> [WHAT THE EXERCISE ASKS] Please print exactly the lines below, from the start of the material up to and including the line with "(0,0) rectangle (553,806);", but none of the pictures.

* Start ITEMS *

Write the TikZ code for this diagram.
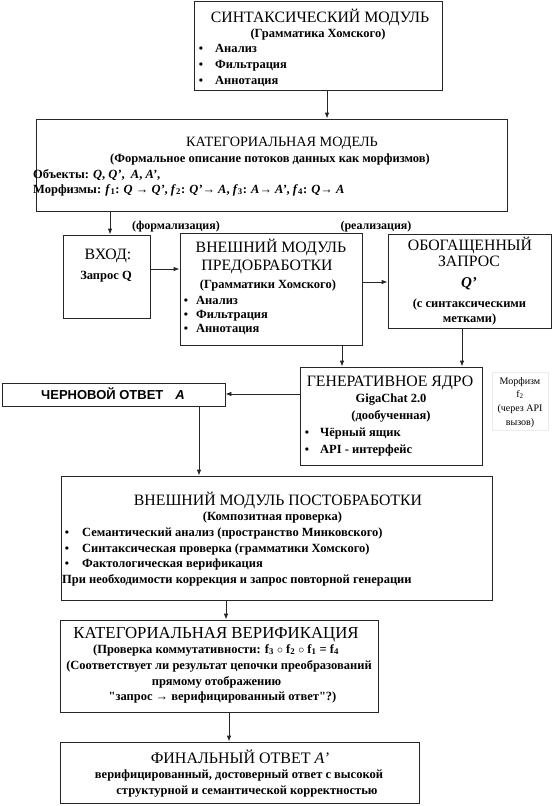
\documentclass[tikz,border=0pt]{standalone}
\usepackage{fontspec}
\setmainfont{Liberation Serif}
\newfontfamily\arialf{Liberation Sans}
\usetikzlibrary{arrows.meta}
\begin{document}
\begin{tikzpicture}[x=1pt,y=-1pt,
  box/.style={draw=black!85, line width=0.8pt, inner sep=0pt, fill=white},
  ttl/.style={font=\fontsize{15.8}{15.8}\selectfont, inner sep=0pt, anchor=base},
  sub/.style={font=\bfseries\fontsize{12.5}{12.5}\selectfont, inner sep=0pt, anchor=base},
  subl/.style={sub, anchor=base west},
  bdot/.style={font=\bfseries\fontsize{12}{12}\selectfont, inner sep=0pt, anchor=base},
  small/.style={font=\fontsize{10}{10}\selectfont, inner sep=0pt, anchor=base},
  arr/.style={-{Latex[length=6pt,width=4.5pt]}, line width=0.8pt, draw=black!85}]
\useasboundingbox (0,0) rectangle (553,806);

% ---------- boxes ----------
\node[box, minimum width=248pt, minimum height=89pt] (syn) at (318,45.5) {};
\node[box, minimum width=471pt, minimum height=92pt] (cat) at (271.5,165) {};
\node[box, minimum width=87pt, minimum height=83pt] (inp) at (106.5,276.5) {};
\node[box, minimum width=182pt, minimum height=112pt] (pre) at (271,289) {};
\node[box, minimum width=163pt, minimum height=94pt] (enr) at (469.5,281) {};
\node[box, minimum width=182pt, minimum height=98pt] (gen) at (391,416) {};
\node[box, minimum width=223pt, minimum height=23pt] (drf) at (113.5,394.5) {};
\node[box, minimum width=431pt, minimum height=124pt] (post) at (276.5,538) {};
\node[box, minimum width=318pt, minimum height=92pt] (cver) at (219,666) {};
\node[box, minimum width=359pt, minimum height=61pt] (fin) at (239.5,772.5) {};
\node[draw=black!8, line width=0.5pt, minimum width=56pt, minimum height=58pt, inner sep=0pt] (mbox) at (520,401) {};

% ---------- syntax module ----------
\node[ttl] (synT) at (320,22) {СИНТАКСИЧЕСКИЙ МОДУЛЬ};
\node[sub] (synS) at (318,37) {(Грамматика Хомского)};
\node[bdot] (synD1) at (201,52) {•};
\node[subl] (synB1) at (215,52) {Анализ};
\node[bdot] (synD2) at (201,68) {•};
\node[subl] (synB2) at (215,68) {Фильтрация};
\node[bdot] (synD3) at (201,84) {•};
\node[subl] (synB3) at (215,84) {Аннотация};

% ---------- categorical model ----------
\node[ttl, font=\fontsize{14.2}{14.2}\selectfont] (catT) at (282,146) {КАТЕГОРИАЛЬНАЯ МОДЕЛЬ};
\node[sub] (catS) at (270,162) {(Формальное описание потоков данных как морфизмов)};
\node[subl] (catO) at (33,178) {Объекты: \textit{Q}, \textit{Q’}, \ \textit{A}, \textit{A’},};
\node[subl] (catM) at (33,193) {Морфизмы: \textit{f}\textsubscript{1}: \textit{Q} → \textit{Q’}, \textit{f}\textsubscript{2}: \textit{Q’}→ \textit{A}, \textit{f}\textsubscript{3}: \textit{A}→ \textit{A’}, \textit{f}\textsubscript{4}: \textit{Q}→ \textit{A}};

\node[sub, font=\bfseries\fontsize{12}{12}\selectfont] (lblF) at (176,229) {(формализация)};
\node[sub, font=\bfseries\fontsize{12}{12}\selectfont] (lblR) at (376,229) {(реализация)};

% ---------- input ----------
\node[ttl] (inpT) at (108,259) {ВХОД:};
\node[sub] (inpS) at (106,279) {Запрос Q};

% ---------- preprocessing ----------
\node[ttl] (preT1) at (271,252) {ВНЕШНИЙ МОДУЛЬ};
\node[ttl] (preT2) at (267,270) {ПРЕДОБРАБОТКИ};
\node[sub] (preS) at (268,288) {(Грамматики Хомского)};
\node[bdot] (preD1) at (186,304) {•};
\node[subl] (preB1) at (196,304) {Анализ};
\node[bdot] (preD2) at (186,318) {•};
\node[subl] (preB2) at (196,318) {Фильтрация};
\node[bdot] (preD3) at (186,332) {•};
\node[subl] (preB3) at (196,332) {Аннотация};

% ---------- enriched query ----------
\node[ttl] (enrT1) at (470,250) {ОБОГАЩЕННЫЙ};
\node[ttl] (enrT2) at (469,266) {ЗАПРОС};
\node[ttl, font=\bfseries\itshape\fontsize{15}{15}\selectfont] (enrQ) at (469,287) {Q’};
\node[sub] (enrS1) at (469.5,307) {(с синтаксическими};
\node[sub] (enrS2) at (469.5,322) {метками)};

% ---------- generative core ----------
\node[ttl] (genT) at (390,386) {ГЕНЕРАТИВНОЕ ЯДРО};
\node[sub] (genS1) at (391,402) {GigaChat 2.0};
\node[sub] (genS2) at (391,419) {(дообученная)};
\node[bdot] (genD1) at (307,436) {•};
\node[subl] (genB1) at (320,436) {Чёрный ящик};
\node[bdot] (genD2) at (307,453) {•};
\node[subl] (genB2) at (320,453) {API - интерфейс};

\node[small] (mor1) at (520,384) {Морфизм};
\node[small] (mor2) at (520,397) {f\textsubscript{2}};
\node[small] (mor3) at (520,411) {(через API};
\node[small] (mor4) at (520,425) {вызов)};

% ---------- draft ----------
\node[inner sep=0pt, anchor=base, font=\arialf\bfseries\fontsize{13}{13}\selectfont] (drfT) at (113,399.5) {ЧЕРНОВОЙ ОТВЕТ\hspace{12pt}\textit{A}};

% ---------- postprocessing ----------
\node[ttl] (postT) at (278,505) {ВНЕШНИЙ МОДУЛЬ ПОСТОБРАБОТКИ};
\node[sub] (postS) at (272.5,520) {(Композитная проверка)};
\node[bdot] (postD1) at (67,536) {•};
\node[subl] (postB1) at (82,536) {Семантический анализ (пространство Минковского)};
\node[bdot] (postD2) at (67,552) {•};
\node[subl] (postB2) at (82,552) {Синтаксическая проверка (грамматики Хомского)};
\node[bdot] (postD3) at (67,567) {•};
\node[subl] (postB3) at (82,567) {Фактологическая верификация};
\node[subl] (postN) at (62,583) {При необходимости коррекция и запрос повторной генерации};

% ---------- categorical verification ----------
\node[ttl, font=\fontsize{16.8}{16.8}\selectfont] (cverT) at (216,638) {КАТЕГОРИАЛЬНАЯ ВЕРИФИКАЦИЯ};
\node[sub] (cverS1) at (216,653) {(Проверка коммутативности: f\textsubscript{3} $\circ$ f\textsubscript{2} $\circ$ f\textsubscript{1} = f\textsubscript{4}};
\node[sub] (cverS2) at (219,669) {(Соответствует ли результат цепочки преобразований};
\node[sub] (cverS3) at (216.5,685) {прямому отображению};
\node[sub] (cverS4) at (222.5,700) {\textquotedbl запрос → верифицированный ответ\textquotedbl ?)};

% ---------- final ----------
\node[ttl, font=\fontsize{16}{16}\selectfont] (finT) at (240,763) {ФИНАЛЬНЫЙ ОТВЕТ \textit{A’}};
\node[sub] (finS1) at (239,778) {верифицированный, достоверный ответ с высокой};
\node[sub] (finS2) at (247,794) {структурной и семантической корректностью};

% ---------- connectors ----------
\draw[arr] ([xshift=9pt]syn.south) -- ([xshift=55.5pt]cat.north);
\draw[arr] ([xshift=-161.5pt]cat.south) -- ([xshift=3.5pt]inp.north);
\draw[arr] ([yshift=7.5pt]inp.east) -- ([yshift=20pt]pre.west);
\draw[arr] ([yshift=7pt]pre.east) -- ([yshift=-1pt]enr.west);
\draw[arr] ([xshift=71pt]pre.south) -- ([xshift=-49pt]gen.north);
\draw[arr] ([xshift=-7.5pt]enr.south) -- ([xshift=71pt]gen.north);
\draw[arr] ([yshift=22pt]gen.west) -- ([yshift=0.5pt]drf.east);
\draw[arr] ([xshift=85.5pt]drf.south) -- ([xshift=-77.5pt]post.north);
\draw[arr] ([xshift=-50.5pt]post.south) -- ([xshift=7pt]cver.north);
\draw[arr] ([xshift=10pt]cver.south) -- ([xshift=-10.5pt]fin.north);
\end{tikzpicture}
\end{document}
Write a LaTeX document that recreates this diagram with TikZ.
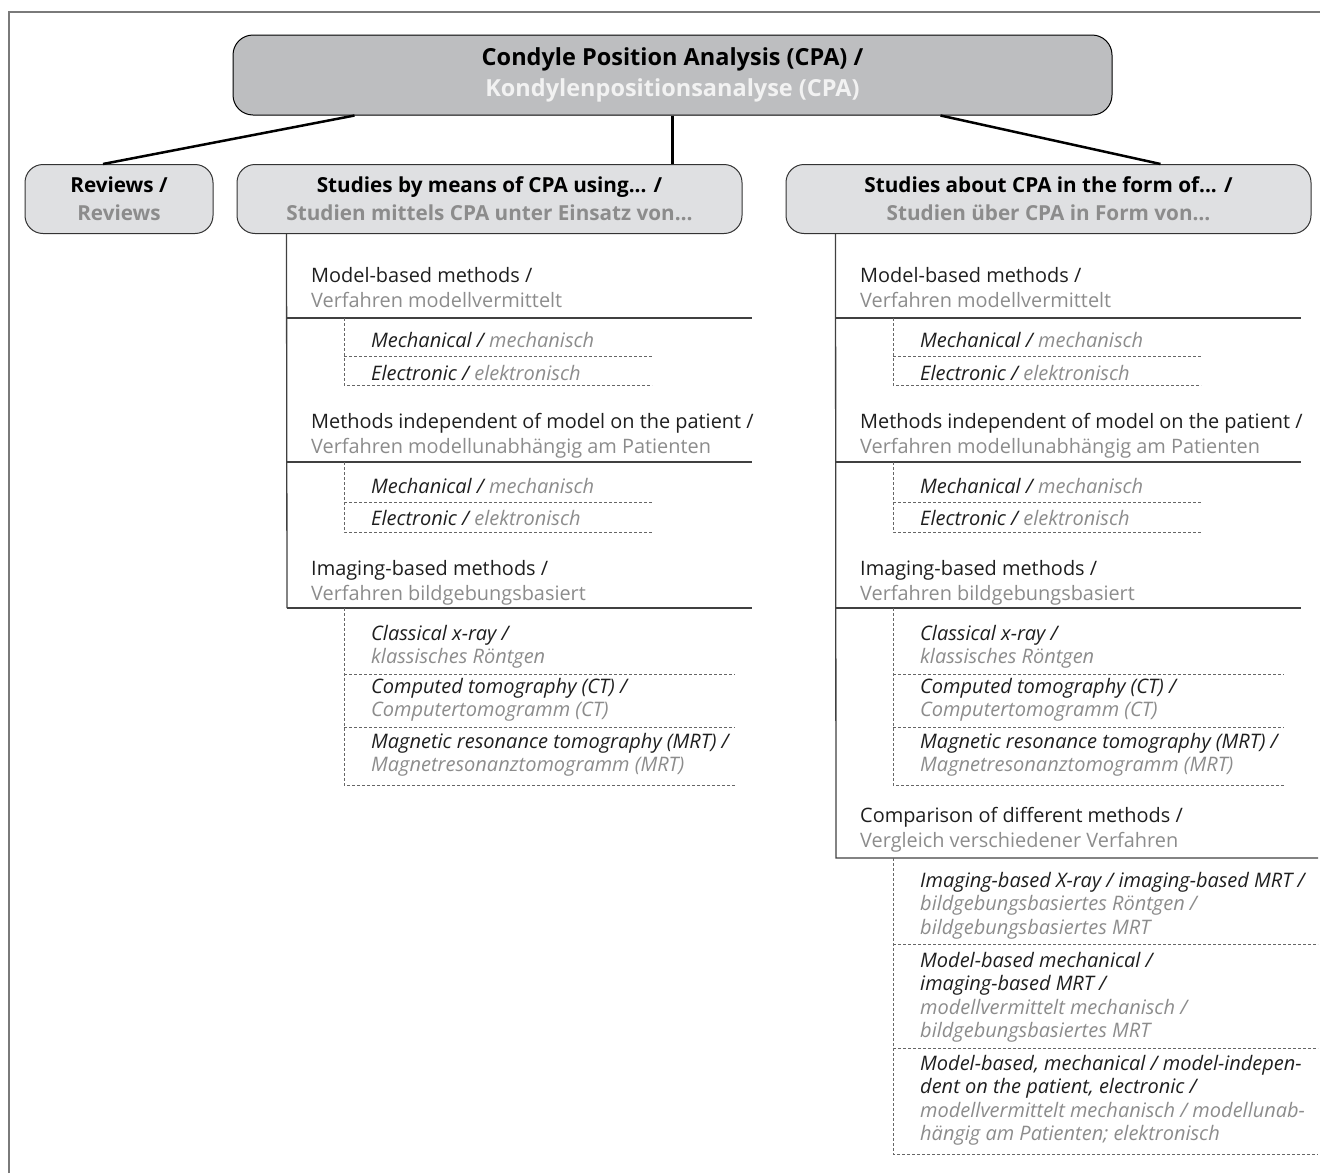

* End ITEMS *

> [COMPLETED TASK]
Write the TikZ code for this diagram.
\documentclass[tikz,border=0pt]{standalone}
\usepackage{fontspec}
\setmainfont{Liberation Serif}
\newfontfamily\arialf{Liberation Sans}
\usetikzlibrary{arrows.meta}
\begin{document}
\begin{tikzpicture}[x=1pt,y=-1pt,
  box/.style={draw=black!85, line width=0.8pt, inner sep=0pt, fill=white},
  ttl/.style={font=\fontsize{15.8}{15.8}\selectfont, inner sep=0pt, anchor=base},
  sub/.style={font=\bfseries\fontsize{12.5}{12.5}\selectfont, inner sep=0pt, anchor=base},
  subl/.style={sub, anchor=base west},
  bdot/.style={font=\bfseries\fontsize{12}{12}\selectfont, inner sep=0pt, anchor=base},
  small/.style={font=\fontsize{10}{10}\selectfont, inner sep=0pt, anchor=base},
  arr/.style={-{Latex[length=6pt,width=4.5pt]}, line width=0.8pt, draw=black!85}]
\useasboundingbox (0,0) rectangle (553,806);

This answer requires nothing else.